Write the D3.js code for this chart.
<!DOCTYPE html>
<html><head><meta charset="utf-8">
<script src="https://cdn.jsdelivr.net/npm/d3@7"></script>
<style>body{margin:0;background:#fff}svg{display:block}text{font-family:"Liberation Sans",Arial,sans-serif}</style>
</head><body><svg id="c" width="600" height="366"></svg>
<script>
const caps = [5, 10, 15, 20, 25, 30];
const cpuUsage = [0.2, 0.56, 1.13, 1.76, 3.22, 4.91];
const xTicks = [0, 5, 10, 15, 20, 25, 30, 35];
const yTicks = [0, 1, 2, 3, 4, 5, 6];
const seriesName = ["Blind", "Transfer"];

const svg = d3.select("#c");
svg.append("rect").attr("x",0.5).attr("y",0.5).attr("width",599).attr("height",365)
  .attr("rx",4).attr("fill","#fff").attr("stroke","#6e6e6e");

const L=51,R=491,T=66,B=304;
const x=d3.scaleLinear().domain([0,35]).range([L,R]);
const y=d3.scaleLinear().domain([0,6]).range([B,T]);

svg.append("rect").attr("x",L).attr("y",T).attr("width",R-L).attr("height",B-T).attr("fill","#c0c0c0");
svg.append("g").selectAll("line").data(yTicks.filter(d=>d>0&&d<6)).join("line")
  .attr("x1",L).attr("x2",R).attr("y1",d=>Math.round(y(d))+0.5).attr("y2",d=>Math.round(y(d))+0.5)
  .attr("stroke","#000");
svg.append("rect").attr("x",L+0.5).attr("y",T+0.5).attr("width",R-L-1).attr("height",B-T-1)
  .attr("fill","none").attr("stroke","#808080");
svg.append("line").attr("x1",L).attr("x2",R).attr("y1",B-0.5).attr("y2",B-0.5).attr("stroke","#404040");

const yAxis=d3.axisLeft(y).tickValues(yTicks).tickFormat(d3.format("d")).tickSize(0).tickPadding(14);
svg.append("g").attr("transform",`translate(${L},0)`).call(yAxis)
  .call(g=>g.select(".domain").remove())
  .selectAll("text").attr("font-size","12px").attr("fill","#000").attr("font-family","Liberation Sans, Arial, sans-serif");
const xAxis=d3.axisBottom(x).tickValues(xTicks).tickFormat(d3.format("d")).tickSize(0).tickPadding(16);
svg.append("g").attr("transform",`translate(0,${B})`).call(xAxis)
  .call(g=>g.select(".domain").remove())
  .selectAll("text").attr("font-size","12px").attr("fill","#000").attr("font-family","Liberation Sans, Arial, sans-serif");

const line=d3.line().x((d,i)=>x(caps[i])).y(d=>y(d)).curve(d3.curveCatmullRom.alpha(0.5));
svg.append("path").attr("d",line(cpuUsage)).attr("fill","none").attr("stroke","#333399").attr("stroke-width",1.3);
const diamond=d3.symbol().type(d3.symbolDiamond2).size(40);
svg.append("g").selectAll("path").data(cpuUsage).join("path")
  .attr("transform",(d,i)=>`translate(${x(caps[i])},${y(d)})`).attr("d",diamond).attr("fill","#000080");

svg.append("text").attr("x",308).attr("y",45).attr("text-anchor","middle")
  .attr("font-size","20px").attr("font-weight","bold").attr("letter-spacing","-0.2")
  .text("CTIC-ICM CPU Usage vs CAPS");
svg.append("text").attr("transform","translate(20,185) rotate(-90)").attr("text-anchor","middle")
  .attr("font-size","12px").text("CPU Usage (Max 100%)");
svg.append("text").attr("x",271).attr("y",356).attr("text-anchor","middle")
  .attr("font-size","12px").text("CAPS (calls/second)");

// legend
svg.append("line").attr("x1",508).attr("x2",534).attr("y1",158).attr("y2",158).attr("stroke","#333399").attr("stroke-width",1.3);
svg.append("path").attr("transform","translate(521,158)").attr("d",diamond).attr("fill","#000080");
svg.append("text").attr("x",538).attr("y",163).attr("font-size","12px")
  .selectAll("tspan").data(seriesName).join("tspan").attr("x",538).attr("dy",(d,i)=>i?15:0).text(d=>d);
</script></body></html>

| What is asked |
Give the listing again, word for word.

| The result |
Write the D3.js code for this chart.
<!DOCTYPE html>
<html><head><meta charset="utf-8">
<script src="https://cdn.jsdelivr.net/npm/d3@7"></script>
<style>body{margin:0;background:#fff}svg{display:block}text{font-family:"Liberation Sans",Arial,sans-serif}</style>
</head><body><svg id="c" width="600" height="366"></svg>
<script>
const caps = [5, 10, 15, 20, 25, 30];
const cpuUsage = [0.2, 0.56, 1.13, 1.76, 3.22, 4.91];
const xTicks = [0, 5, 10, 15, 20, 25, 30, 35];
const yTicks = [0, 1, 2, 3, 4, 5, 6];
const seriesName = ["Blind", "Transfer"];

const svg = d3.select("#c");
svg.append("rect").attr("x",0.5).attr("y",0.5).attr("width",599).attr("height",365)
  .attr("rx",4).attr("fill","#fff").attr("stroke","#6e6e6e");

const L=51,R=491,T=66,B=304;
const x=d3.scaleLinear().domain([0,35]).range([L,R]);
const y=d3.scaleLinear().domain([0,6]).range([B,T]);

svg.append("rect").attr("x",L).attr("y",T).attr("width",R-L).attr("height",B-T).attr("fill","#c0c0c0");
svg.append("g").selectAll("line").data(yTicks.filter(d=>d>0&&d<6)).join("line")
  .attr("x1",L).attr("x2",R).attr("y1",d=>Math.round(y(d))+0.5).attr("y2",d=>Math.round(y(d))+0.5)
  .attr("stroke","#000");
svg.append("rect").attr("x",L+0.5).attr("y",T+0.5).attr("width",R-L-1).attr("height",B-T-1)
  .attr("fill","none").attr("stroke","#808080");
svg.append("line").attr("x1",L).attr("x2",R).attr("y1",B-0.5).attr("y2",B-0.5).attr("stroke","#404040");

const yAxis=d3.axisLeft(y).tickValues(yTicks).tickFormat(d3.format("d")).tickSize(0).tickPadding(14);
svg.append("g").attr("transform",`translate(${L},0)`).call(yAxis)
  .call(g=>g.select(".domain").remove())
  .selectAll("text").attr("font-size","12px").attr("fill","#000").attr("font-family","Liberation Sans, Arial, sans-serif");
const xAxis=d3.axisBottom(x).tickValues(xTicks).tickFormat(d3.format("d")).tickSize(0).tickPadding(16);
svg.append("g").attr("transform",`translate(0,${B})`).call(xAxis)
  .call(g=>g.select(".domain").remove())
  .selectAll("text").attr("font-size","12px").attr("fill","#000").attr("font-family","Liberation Sans, Arial, sans-serif");

const line=d3.line().x((d,i)=>x(caps[i])).y(d=>y(d)).curve(d3.curveCatmullRom.alpha(0.5));
svg.append("path").attr("d",line(cpuUsage)).attr("fill","none").attr("stroke","#333399").attr("stroke-width",1.3);
const diamond=d3.symbol().type(d3.symbolDiamond2).size(40);
svg.append("g").selectAll("path").data(cpuUsage).join("path")
  .attr("transform",(d,i)=>`translate(${x(caps[i])},${y(d)})`).attr("d",diamond).attr("fill","#000080");

svg.append("text").attr("x",308).attr("y",45).attr("text-anchor","middle")
  .attr("font-size","20px").attr("font-weight","bold").attr("letter-spacing","-0.2")
  .text("CTIC-ICM CPU Usage vs CAPS");
svg.append("text").attr("transform","translate(20,185) rotate(-90)").attr("text-anchor","middle")
  .attr("font-size","12px").text("CPU Usage (Max 100%)");
svg.append("text").attr("x",271).attr("y",356).attr("text-anchor","middle")
  .attr("font-size","12px").text("CAPS (calls/second)");

// legend
svg.append("line").attr("x1",508).attr("x2",534).attr("y1",158).attr("y2",158).attr("stroke","#333399").attr("stroke-width",1.3);
svg.append("path").attr("transform","translate(521,158)").attr("d",diamond).attr("fill","#000080");
svg.append("text").attr("x",538).attr("y",163).attr("font-size","12px")
  .selectAll("tspan").data(seriesName).join("tspan").attr("x",538).attr("dy",(d,i)=>i?15:0).text(d=>d);
</script></body></html>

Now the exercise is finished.